Dataset rows
☆ ☆ ☆ ☆

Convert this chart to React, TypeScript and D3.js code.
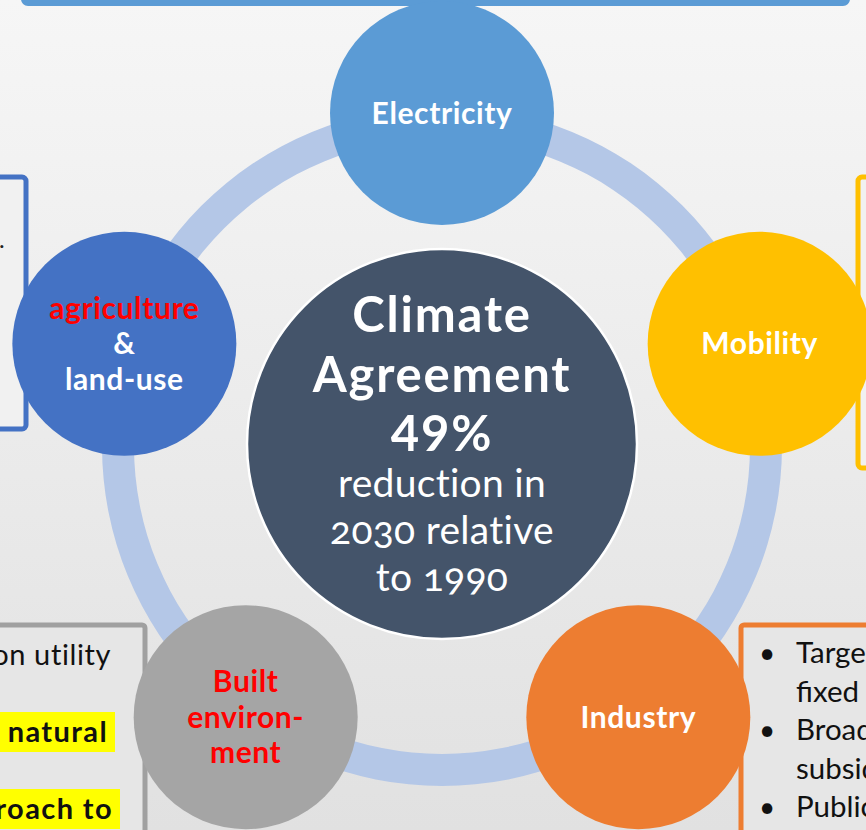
import React from "react";
import * as d3 from "d3";

const W = 866;
const H = 830;

const sectors = ["Electricity", "Mobility", "Industry", "Built environment", "agriculture & land-use"];
const sectorColors = ["#5B9BD5", "#FFC000", "#ED7D31", "#A5A5A5", "#4472C4"];
const sectorLines: string[][] = [
  ["Electricity"],
  ["Mobility"],
  ["Industry"],
  ["Built", "environ-", "ment"],
  ["agriculture", "&", "land-use"],
];
const sectorLineRed: boolean[][] = [
  [false],
  [false],
  [false],
  [true, true, true],
  [true, false, false],
];

const centerTitle = ["Climate", "Agreement", "49%"];
const centerSub = ["reduction in", "2030 relative", "to 1990"];

const leftBottomLines = ["based on utility", "a natural", "approach to"];
const leftBottomHighlight = [false, true, true];
const rightBottomLines = ["Targets for", "fixed costs", "Broadening", "subsidies", "Public"];
const rightBottomBullet = [true, false, true, false, true];

const FONT = "Lato, 'Open Sans', sans-serif";

export default function App() {
  const cx = 442;
  const cy = 447;
  const orbit = 334;
  const angle = d3.scaleLinear().domain([0, sectors.length]).range([-Math.PI / 2, (3 * Math.PI) / 2]);
  const pos = sectors.map((_, i) => [cx + orbit * Math.cos(angle(i)), cy + orbit * Math.sin(angle(i))]);
  const satR = 112;
  const ringPath = d3.arc()({ innerRadius: 308, outerRadius: 340, startAngle: 0, endAngle: 2 * Math.PI }) as string;

  const lineY = d3.scaleLinear().domain([0, 1]).range([0, 35.5]);

  return (
    <svg width={W} height={H} style={{ position: "absolute", left: 0, top: 0 }} fontFamily={FONT}>
      <defs>
        <linearGradient id="bg" x1="0" y1="0" x2="0" y2="1">
          <stop offset="0" stopColor="#F6F6F6" />
          <stop offset="1" stopColor="#E1E1E1" />
        </linearGradient>
      </defs>
      <rect x={0} y={0} width={W} height={H} fill="url(#bg)" />

      {/* surrounding boxes */}
      <rect x={24} y={-60} width={823} height={63} rx={4} fill="#F5F5F5" stroke="#5B9BD5" strokeWidth={6} />
      <rect x={-40} y={177} width={66} height={252} rx={4} fill="#F1F1F1" stroke="#4472C4" strokeWidth={5} />
      <text x={-1} y={248} fontSize={24} fill="#222">.</text>
      <rect x={858} y={177} width={60} height={291} rx={4} fill="#F1F1F1" stroke="#FFC000" strokeWidth={5} />
      <rect x={-40} y={625} width={185} height={260} rx={3} fill="#E6E6E6" stroke="#A0A0A0" strokeWidth={5} />
      <rect x={741} y={625} width={200} height={260} rx={3} fill="#E6E6E6" stroke="#ED7D31" strokeWidth={5} />

      {/* left-bottom box text */}
      {leftBottomLines.map((t, i) => {
        const y = 665 + i * 77;
        return (
          <g key={t}>
            {leftBottomHighlight[i] && (
              <rect x={0} y={y - 30} width={i === 1 ? 115 : 120} height={40} fill="#FFFF00" />
            )}
            <text x={i === 0 ? 111 : i === 1 ? 108 : 113} y={y} textAnchor="end" fontSize={29}
              letterSpacing={leftBottomHighlight[i] ? 1.4 : 0.6}
              fontWeight={leftBottomHighlight[i] ? 700 : 400} fill="#111">{t}</text>
          </g>
        );
      })}

      {/* right-bottom box text */}
      {rightBottomLines.map((t, i) => (
        <g key={t}>
          {rightBottomBullet[i] && <text x={759} y={663 + i * 38.5} fontSize={28} fill="#111">•</text>}
          <text x={796} y={663 + i * 38.5} fontSize={29.5} fill="#111">{t}</text>
        </g>
      ))}

      {/* ring */}
      <path d={ringPath} transform={`translate(${cx},446)`} fill="#B4C7E7" />

      {/* center */}
      <circle cx={442} cy={444} r={195} fill="#44546A" stroke="#FFFFFF" strokeWidth={2.5} />
      {centerTitle.map((t, i) => (
        <text key={t} x={442} y={332 + i * 59.5} textAnchor="middle" fontSize={49} fontWeight={700} fill="#FFF"
          letterSpacing={1.8}>{t}</text>
      ))}
      {centerSub.map((t, i) => (
        <text key={t} x={442} y={497 + i * 47} textAnchor="middle" fontSize={39} fill="#FFF"
          letterSpacing={0.3}
          style={{ fontVariantNumeric: "oldstyle-nums", fontFeatureSettings: "'onum' 1" }}>{t}</text>
      ))}

      {/* satellites */}
      {sectors.map((s, i) => {
        const [x, y] = pos[i];
        const lines = sectorLines[i];
        const off = ((lines.length - 1) / 2);
        return (
          <g key={s}>
            <circle cx={x} cy={y} r={satR} fill={sectorColors[i]} />
            {lines.map((l, j) => (
              <text key={j} x={x} y={y + lineY(j - off) + 10.5} textAnchor="middle" fontSize={30} fontWeight={700}
                letterSpacing={0.6}
                fill={sectorLineRed[i][j] ? "#FF0000" : "#FFFFFF"}>{l}</text>
            ))}
          </g>
        );
      })}
    </svg>
  );
}
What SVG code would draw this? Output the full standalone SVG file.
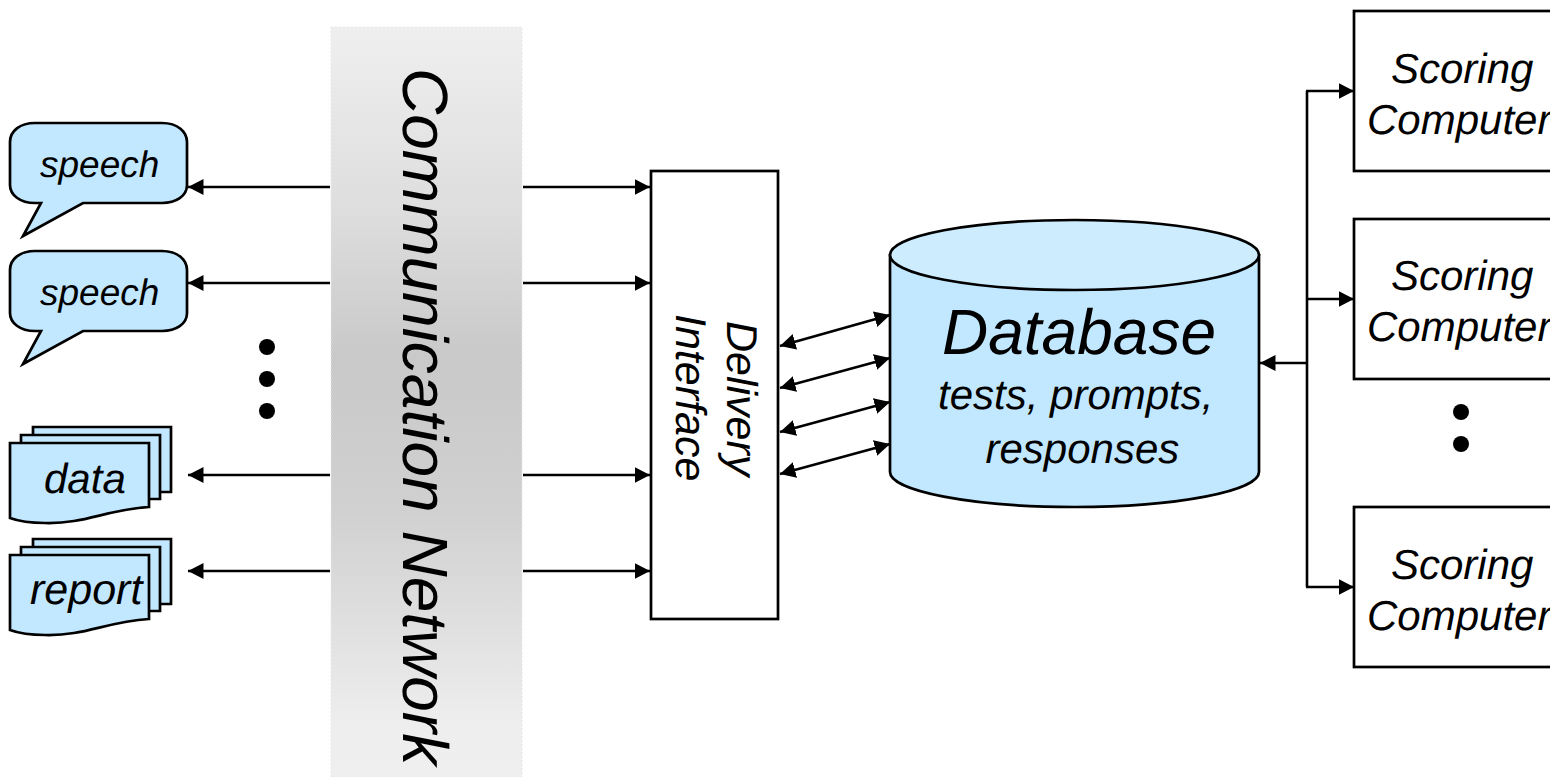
<svg xmlns="http://www.w3.org/2000/svg" width="1550" height="777" viewBox="0 0 1550 777">
<style>
text{font-family:"Liberation Sans",Arial,sans-serif;font-style:italic;fill:#000;text-rendering:geometricPrecision}
.t42{font-size:42px}.t43{font-size:43px}.t37{font-size:37px}.t64{font-size:64px}
.s{fill:#c2e8ff;stroke:#000;stroke-width:2.7;stroke-linejoin:miter}
.top{fill:#cdedff}
.b{fill:#fff;stroke:#000;stroke-width:2.7}
.c{fill:none;stroke:#000;stroke-width:2.6}
.d{fill:#000}
</style>
<defs>
<linearGradient id="net" gradientUnits="userSpaceOnUse" x1="0" y1="27" x2="0" y2="777">
<stop offset="0" stop-color="#efefef"/><stop offset="0.24" stop-color="#dedede"/><stop offset="0.44" stop-color="#c9c9c9"/><stop offset="0.64" stop-color="#d0d0d0"/><stop offset="0.8" stop-color="#e0e0e0"/><stop offset="0.93" stop-color="#eeeeee"/><stop offset="1" stop-color="#efefef"/>
</linearGradient>
<marker id="a" markerUnits="userSpaceOnUse" markerWidth="17" markerHeight="17" refX="15.500" refY="8.500" orient="auto-start-reverse" viewBox="0 0 17 17"><path d="M0 0.500L15.500 8.500L0 16.500Z" fill="#000"/></marker>
<path id="bub" d="M35 123H162C178 123 187 132 187 142V185C187 196 176 203 162 203H83L23 236L41 203H35C20 203 10 195 10 185V142C10 131 20 123 35 123Z"/>
<g id="doc">
<path class="s" d="M33 427H171V492H33Z"/>
<path class="s" d="M21 435H160V499H21Z"/>
<path class="s" d="M10 443H149V507C105 510 85 524 45 523C30 523 18 521 10 518Z"/>
</g>
</defs>
<g id="network"><rect x="331" y="27" width="191" height="750" fill="url(#net)" stroke="#e8e8e8" stroke-width="1" stroke-dasharray="2 2"/><text class="t64" transform="translate(403 68) rotate(90)">Communication Network</text></g>
<g id="speech1"><use href="#bub" class="s"/><text class="t37" x="40" y="177">speech</text></g>
<g id="speech2"><use href="#bub" class="s" y="128"/><text class="t37" x="40" y="305">speech</text></g>
<g id="data"><use href="#doc"/><text class="t42" x="44" y="493">data</text></g>
<g id="report"><use href="#doc" y="112"/><text class="t43" x="30" y="604">report</text></g>
<g id="delivery"><rect class="b" x="651" y="171" width="127" height="448"/><text class="t43" transform="translate(727 321) rotate(90)">Delivery</text><text class="t43" transform="translate(676 314) rotate(90)">Interface</text></g>
<g id="database"><path class="s" d="M890 255V472C890 491 972 507 1074.500 507S1259 491 1259 472V255Z"/><ellipse class="s top" cx="1074.500" cy="255" rx="184.500" ry="35"/><text class="t64" x="942" y="354">Database</text><text class="t42" x="938" y="409">tests, prompts,</text><text class="t42" x="985.500" y="463">responses</text></g>
<g id="scoring1"><rect class="b" x="1354" y="11" width="230" height="160"/><text class="t42" x="1391" y="83">Scoring</text><text class="t42" x="1367" y="134">Computer</text></g>
<g id="scoring2"><rect class="b" x="1354" y="219" width="230" height="160"/><text class="t42" x="1391" y="290">Scoring</text><text class="t42" x="1367" y="341">Computer</text></g>
<g id="scoring3"><rect class="b" x="1354" y="507" width="230" height="160"/><text class="t42" x="1391" y="579">Scoring</text><text class="t42" x="1367" y="630">Computer</text></g>
<g id="dots"><circle class="d" cx="267" cy="347" r="8"/><circle class="d" cx="267" cy="379" r="8"/><circle class="d" cx="267" cy="411" r="8"/><circle class="d" cx="1461" cy="412" r="8"/><circle class="d" cx="1461" cy="444" r="8"/></g>
<g id="connectors">
<path class="c" marker-end="url(#a)" d="M330 187H188"/>
<path class="c" marker-end="url(#a)" d="M330 283H188"/>
<path class="c" marker-end="url(#a)" d="M330 475H188"/>
<path class="c" marker-end="url(#a)" d="M330 571H188"/>
<path class="c" marker-end="url(#a)" d="M523 187H650"/>
<path class="c" marker-end="url(#a)" d="M523 283H650"/>
<path class="c" marker-end="url(#a)" d="M523 475H650"/>
<path class="c" marker-end="url(#a)" d="M523 571H650"/>
<path class="c" marker-start="url(#a)" marker-end="url(#a)" d="M780 346L890 315"/>
<path class="c" marker-start="url(#a)" marker-end="url(#a)" d="M780 388L890 358"/>
<path class="c" marker-start="url(#a)" marker-end="url(#a)" d="M780 432L890 402"/>
<path class="c" marker-start="url(#a)" marker-end="url(#a)" d="M780 474L890 444"/>
<path class="c" d="M1307 91V587"/>
<path class="c" marker-end="url(#a)" d="M1306 91H1354"/>
<path class="c" marker-end="url(#a)" d="M1306 587H1354"/>
<path class="c" marker-end="url(#a)" d="M1307 299H1354"/>
<path class="c" stroke-width="4" marker-end="url(#a)" d="M1307 363H1260"/>
</g>
</svg>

☆ ☆ ☆ ☆

> **Work to do**: Leave out the pictures and repeat the lines from the start of the material through the line with "const H = 830;", inclusive.

> **Right answer**:
Convert this chart to React, TypeScript and D3.js code.
import React from "react";
import * as d3 from "d3";

const W = 866;
const H = 830;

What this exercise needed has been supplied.